A new law requires the Department of Veterans Affairs (VA) to participate in state prescription drug monitoring programs (PDMPs), a practice that the AAFP had urged the agency to adopt on its own.
When federal legislators asked the medical community for solutions to the opioid crisis, the AAFP referred them to an Academy position paper that explains how use of PDMPs could help increase patient safety and reduce opioid misuse or diversion.
Now the VA Prescription Data Accountability Act(www.congress.gov) requires Veterans Health Administration (VHA) health professionals with the authority to prescribe controlled substances to provide data to their state PDMPs. The law applies to VHA prescriptions for both veteran and nonveteran patients.
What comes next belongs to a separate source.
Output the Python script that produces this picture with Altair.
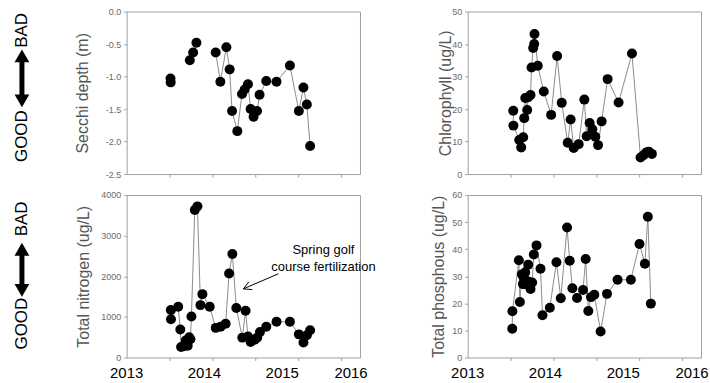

It passed with support from both parties -- in recognition of the growing opioid crisis -- and was signed into law by President Donald Trump on Nov. 21.
The VA announced in 2013 that it would voluntarily submit information to state PDMPs, but the AAFP said the action was not enough.
"This voluntary PDMP disclosure has failed to result in VA PDMP reporting necessary information to prevent misuse and diversion of prescription drugs," the AAFP told the VA in a May 2016 letter.(3 page PDF)
In the letter, the AAFP called on the VA to require all its clinicians who can prescribe to participate in their respective state PDMP and share data more effectively.
"We recognize the value of PDMPs and the interstate exchange of registry information, and we see PDMPs as vital to curbing opioid misuse and diversion," the letter stated. "It is critical that VA prescribers not be exempt from mandatory reporting to their state PDMP."
The AAFP sent the letter after the 2015 Congress of Delegates adopted a resolution directing the AAFP to ask the VA to participate in all state prescription drug monitoring programs.